[Christ is risen!]

[Christ is risen!]

Have you heard?


*Grinning widely* I’m guessing that a lot of you are reading this now and wondering if I am on a different timeline here.

Rest easy, the “official” Easter is not here until April 15 (yes, we celebrate it according to the Orthodox calendar since the country is Orthodox).

However, last night, my pastor, a couple of my friends, and I were walking home and all of a sudden, my pastor tells me:

“Christ is risen. Христос воскрес.”

I looked at him: “He is risen indeed. Воистину воскрес.”

We laughed and I passed on the greeting to another friend who just caught up with us.

“Christ is risen!”

She stared at me: “Huh?”

“Christ is risen!”

She still didn’t get it: “Why?”

“Why what? Why He rose? You’re the main Sunday School teacher, you tell us.”

When I came home, I decided to do an experiment.

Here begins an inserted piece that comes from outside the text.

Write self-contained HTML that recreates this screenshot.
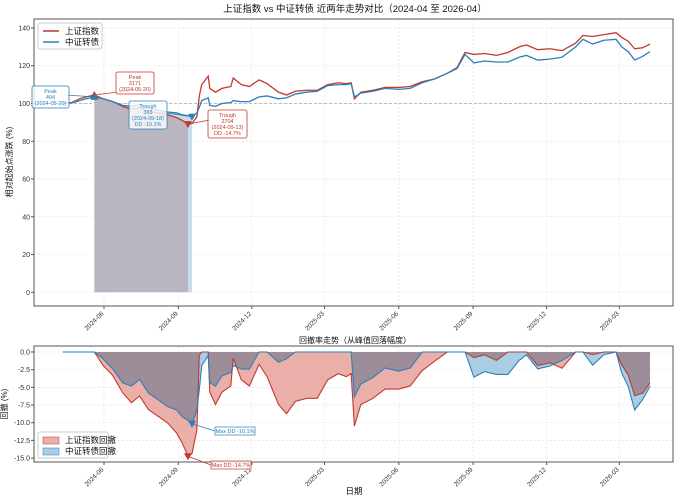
<!DOCTYPE html>
<html><head><meta charset="utf-8"><style>
body{margin:0;background:#fff}
svg{display:block;font-family:"Liberation Sans","Noto Sans CJK SC",sans-serif}
</style></head><body>
<svg id="c" width="683" height="500" viewBox="0 0 683 500"></svg>
<script>
const dates=["2024-04-11","2024-04-22","2024-05-02","2024-05-10","2024-05-20","2024-05-31","2024-06-12","2024-06-24","2024-07-05","2024-07-15","2024-07-26","2024-08-07","2024-08-19","2024-08-30","2024-09-06","2024-09-13","2024-09-18","2024-09-24","2024-09-27","2024-09-30","2024-10-08","2024-10-10","2024-10-17","2024-10-25","2024-11-05","2024-11-08","2024-11-18","2024-11-28","2024-12-10","2024-12-20","2025-01-03","2025-01-13","2025-01-24","2025-02-07","2025-02-20","2025-03-05","2025-03-18","2025-03-28","2025-04-03","2025-04-07","2025-04-15","2025-04-30","2025-05-15","2025-06-01","2025-06-15","2025-06-30","2025-07-15","2025-07-31","2025-08-12","2025-08-22","2025-09-02","2025-09-15","2025-09-30","2025-10-14","2025-10-28","2025-11-06","2025-11-20","2025-12-05","2025-12-20","2026-01-06","2026-01-15","2026-01-27","2026-02-10","2026-02-25","2026-03-04","2026-03-12","2026-03-20","2026-03-30","2026-04-08"];
const shIndex=[100,100.5,102.5,103.5,104.5,102.5,101,98.5,97,98,96,95,94,92.5,91,89.1,89.5,93,104,110,114.5,108,106,108,109,113.5,110,109,112.5,110.5,106,104.5,106.5,107,107,110,111,110.5,111,102.5,106,107,108.5,108.5,109,111.5,113,116,119,127,126,126.5,125.5,127,130,131,128.5,129,128,132,136,135.5,136.5,137.5,135,133,129,129.5,131.5];
const cbIndex=[100,100.3,101.5,102.5,103.5,102.5,101,99,98.5,99.5,97.5,96.5,95.5,95,94,93.5,93,95,98,101.5,103,99,98.5,100,100.5,101.5,101,101,103.5,104,102.5,103,105,106,106.5,109.5,110,110,110.5,103.5,105.5,106.5,108,107.5,108,111,113,116,118.5,126,121.5,122.5,122,122,124.5,125.5,123,123.5,124.5,130,134,131.5,133.5,134,130,127.5,123,125,127.5];
const topTicks=[0,20,40,60,80,100,120,140];
const ddTicks=[0,-2.5,-5,-7.5,-10,-12.5,-15];
const xTickLabels=["2024-06","2024-09","2024-12","2025-03","2025-06","2025-09","2025-12","2026-03"];

const NS="http://www.w3.org/2000/svg",svg=document.getElementById('c');
function el(t,a,p){const e=document.createElementNS(NS,t);for(const k in a)e.setAttribute(k,a[k]);(p||svg).appendChild(e);return e;}
const day0=Date.parse("2024-06-01");
function X(d){return 104+(Date.parse(d)-day0)/864e5*0.8077;}
function YT(v){return 292.3-v*1.888;}
function YB(v){return 352-v*(-7.07)*-1;}
function YD(v){return 352-v*7.07*-1*-1;}
// YD: dd value (negative) -> pixel
function yd(v){return 352-v*7.07;}
const RED="#c0392b",BLUE="#2a80b9";
const L={x0:34,x1:673,t0:19,t1:306,b0:346,b1:462};

// grids
for(const t of xTickLabels){const x=X(t+"-01");
 for(const [a,b] of [[L.t0,L.t1],[L.b0,L.b1]]){const g=el('line',{x1:x,x2:x,y1:a,y2:b,stroke:'#e4e4e4','stroke-dasharray':'2,2','stroke-width':0.7});}}
topTicks.forEach(v=>{const g=el('line',{x1:L.x0,x2:L.x1,y1:YT(v),y2:YT(v),stroke:'#e4e4e4','stroke-dasharray':'2,2','stroke-width':0.7});});
ddTicks.forEach(v=>{const g=el('line',{x1:L.x0,x2:L.x1,y1:yd(v),y2:yd(v),stroke:'#e4e4e4','stroke-dasharray':'2,2','stroke-width':0.7});});
const ref=el('line',{x1:L.x0,x2:L.x1,y1:YT(100),y2:YT(100),stroke:'#aaa','stroke-dasharray':'3,2','stroke-width':0.8});


// peak/trough
function stats(arr){let pk=0,pi=0,best=0,bp=0,bt=0;arr.forEach((v,i)=>{if(v>pk){pk=v;pi=i;}const dd=(v/pk-1)*100;if(dd<best){best=dd;bp=pi;bt=i;}});return{best,bp,bt};}
function ddSeries(arr){let pk=-1;return arr.map(v=>{pk=Math.max(pk,v);return (v/pk-1)*100;});}
const sS=stats(shIndex),sC=stats(cbIndex);

// top fills
const gTop=el('g',{style:'isolation:isolate'});

function regionFill(arr,s,col,name){let p=[];for(let i=s.bp;i<=s.bt;i++)p.push(X(dates[i])+','+YT(arr[i]));p.push(X(dates[s.bt])+','+YT(0));p.push(X(dates[s.bp])+','+YT(0));const f=el('polygon',{points:p.join(' '),fill:col,style:'mix-blend-mode:multiply'},gTop);}
regionFill(cbIndex,sC,'#c8dcea','cb-drawdown-region');
regionFill(shIndex,sS,'#ecd3d4','sh-drawdown-region');

// lines top
function line(arr,col,name){const l=el('polyline',{points:arr.map((v,i)=>X(dates[i])+','+YT(v)).join(' '),fill:'none',stroke:col,'stroke-width':1.3});}
line(shIndex,RED,'sh-index-line');line(cbIndex,BLUE,'cb-index-line');

// bottom fills
const ddS=ddSeries(shIndex),ddC=ddSeries(cbIndex);
const gB=el('g',{style:'isolation:isolate'});

function ddFill(arr,col,name){const p=arr.map((v,i)=>X(dates[i])+','+yd(v));p.push(X(dates[dates.length-1])+','+yd(0));p.push(X(dates[0])+','+yd(0));const f=el('polygon',{points:p.join(' '),fill:col,style:'mix-blend-mode:multiply'},gB);}
ddFill(ddS,'#ebafaa','sh-drawdown-area');ddFill(ddC,'#aacde6','cb-drawdown-area');
function ddLine(arr,col,name){const l=el('polyline',{points:arr.map((v,i)=>X(dates[i])+','+yd(v)).join(' '),fill:'none',stroke:col,'stroke-width':1.1});}
ddLine(ddS,RED,'sh-drawdown-line');ddLine(ddC,BLUE,'cb-drawdown-line');

// frames
[[L.t0,L.t1,'top-axes-frame'],[L.b0,L.b1,'bottom-axes-frame']].forEach(([a,b,n])=>{const r=el('rect',{x:L.x0,y:a,width:L.x1-L.x0,height:b-a,fill:'none',stroke:'#555','stroke-width':1});});

function txt(s,a,name){const t=el('text',Object.assign({'font-size':7,fill:'#333'},a));t.textContent=s;return t;}
topTicks.forEach(v=>{txt(String(v),{x:30,y:YT(v)+2.5,'text-anchor':'end'},'y-tick-label');el('line',{x1:31,x2:34,y1:YT(v),y2:YT(v),stroke:'#555'});});
ddTicks.forEach(v=>{txt(v.toFixed(1),{x:30,y:yd(v)+2.5,'text-anchor':'end'},'dd-y-tick-label');el('line',{x1:31,x2:34,y1:yd(v),y2:yd(v),stroke:'#555'});});
xTickLabels.forEach(t=>{const x=X(t+"-01");
 [[L.t1,'x-tick-label'],[L.b1,'dd-x-tick-label']].forEach(([y,n])=>{el('line',{x1:x,x2:x,y1:y,y2:y+3,stroke:'#555'});txt(t,{x:x,y:y+8,'text-anchor':'end','font-size':6.5,transform:`rotate(-45 ${x} ${y+8})`},n);});});

txt('上证指数 vs 中证转债 近两年走势对比（2024-04 至 2026-04）',{x:355,y:12,'text-anchor':'middle','font-size':9.5,fill:'#111'},'chart-title');
txt('回撤率走势（从峰值回落幅度）',{x:355,y:343,'text-anchor':'middle','font-size':8,fill:'#111'},'drawdown-title');
txt('相对起始点涨跌 (%)',{x:12,y:162,'text-anchor':'middle','font-size':8,fill:'#111',transform:'rotate(-90 12 162)'},'y-axis-title');
txt('回撤 (%)',{x:7,y:404,'text-anchor':'middle','font-size':8,fill:'#111',transform:'rotate(-90 7 404)'},'dd-y-axis-title');
txt('日期',{x:354,y:494,'text-anchor':'middle','font-size':8.5,fill:'#111'},'x-axis-title');

// legends
function legend(x,y,w,items,patch,name){const g=el('g',{});el('rect',{x,y,width:w,height:26,rx:2,fill:'#fff','fill-opacity':0.85,stroke:'#ccc'},g);
 items.forEach((it,i)=>{const yy=y+8+i*11;if(patch)el('rect',{x:x+5,y:yy-3,width:16,height:7,fill:it[2],stroke:it[1],'stroke-width':0.5},g);else el('line',{x1:x+5,x2:x+21,y1:yy,y2:yy,stroke:it[1],'stroke-width':1.5},g);const t=el('text',{x:x+27,y:yy+3,'font-size':8.5,fill:'#111'},g);t.textContent=it[0];});}
legend(38,23,64,[['上证指数',RED],['中证转债',BLUE]],false,'top-legend');
legend(38,432,70,[['上证指数回撤',RED,'#ebafaa'],['中证转债回撤',BLUE,'#aacde6']],true,'dd-legend');

// markers & annotations
function tri(x,y,up,col,name){const p=up?`${x-4},${y+3} ${x+4},${y+3} ${x},${y-4}`:`${x-4},${y-3} ${x+4},${y-3} ${x},${y+4}`;const m=el('polygon',{points:p,fill:col});}
function box(x,y,w,lines,col,name,ax,ay,bx,by){el('line',{x1:bx,y1:by,x2:ax,y2:ay,stroke:col,'stroke-width':0.8});const g=el('g',{});
 el('rect',{x,y,width:w,height:lines.length*6+4,rx:2,fill:'#fff','fill-opacity':0.8,stroke:col,'stroke-width':0.8},g);
 lines.forEach((s,i)=>{const t=el('text',{x:x+w/2,y:y+7+i*6,'text-anchor':'middle','font-size':5.5,fill:col},g);t.textContent=s;});}
const pxS=X(dates[sS.bp]),pyS=YT(shIndex[sS.bp]),txS=X(dates[sS.bt]),tyS=YT(shIndex[sS.bt]);
const pxC=X(dates[sC.bp]),pyC=YT(cbIndex[sC.bp]),txC=X(dates[sC.bt]),tyC=YT(cbIndex[sC.bt]);
box(116,72,38,['Peak','3171','('+dates[sS.bp]+')'],RED,'sh-peak-annotation',pxS,pyS,135,90);
box(32,86,37,['Peak','404','('+dates[sC.bp]+')'],BLUE,'cb-peak-annotation',pxC,pyC,65,95);
box(129,101,38,['Trough','363','('+dates[sC.bt]+')','DD '+sC.best.toFixed(1)+'%'],BLUE,'cb-trough-annotation',txC,tyC,160,112);
box(208,110,39,['Trough','2704','('+dates[sS.bt]+')','DD '+sS.best.toFixed(1)+'%'],RED,'sh-trough-annotation',txS,tyS,210,120);
tri(pxS,pyS,true,RED,'sh-peak-marker');tri(pxC,pyC,true,BLUE,'cb-peak-marker');
tri(txS,tyS,false,RED,'sh-trough-marker');tri(txC,tyC,false,BLUE,'cb-trough-marker');
const mxC=X(dates[sC.bt]),myC=yd(ddC[sC.bt]),mxS=X(dates[sS.bt]),myS=yd(ddS[sS.bt]);
function smallBox(x,y,s,col,name,ax,ay){el('line',{x1:x,y1:y+4,x2:ax,y2:ay,stroke:col,'stroke-width':0.8});const g=el('g',{});el('rect',{x,y,width:40,height:8,fill:'#fff','fill-opacity':0.8,stroke:col,'stroke-width':0.7},g);const t=el('text',{x:x+20,y:y+6,'text-anchor':'middle','font-size':5.5,fill:col},g);t.textContent=s;}
smallBox(215,427,'Max DD '+sC.best.toFixed(1)+'%',BLUE,'cb-max-dd-label',mxC,myC);
smallBox(211,461,'Max DD '+sS.best.toFixed(1)+'%',RED,'sh-max-dd-label',mxS,myS);
tri(mxC,myC,false,BLUE,'cb-max-dd-marker');tri(mxS,myS,false,RED,'sh-max-dd-marker');
</script>
</body></html>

I posted the phrase as a status update on Facebook.

It was so fun to see people’s reaction to it.

“I am confused.”

“But He did rise!”

“Nice. A preemptive strike.”

“You’re a bit too early.”

“Already 🙂 Truly risen.”

“He is risen indeed.”

People got confused by the fact that I reminded them of something that happened about 2,000 years ago.

Christ does not literally rise every year (and sometimes twice a year). He was born, lived, died, and rose a long time ago.

So why are we so keen on observing the dates?

Does that majestic and awesome deed of His only matter to us for one day in a year? Does He rise only when we are done with Lent readings? Is He born only after we are finished with our Advent activities?

I hope not.

Christ is risen.

The salvation plan was finished. His sacrifice has blotted out our sins (if we allow it). He is once again seated at the right hand of the God Almighty.

Let’s keep this thought alive in our minds at all times.

Just for the fun of it, join me in greeting people with “Christ is risen” this Sunday?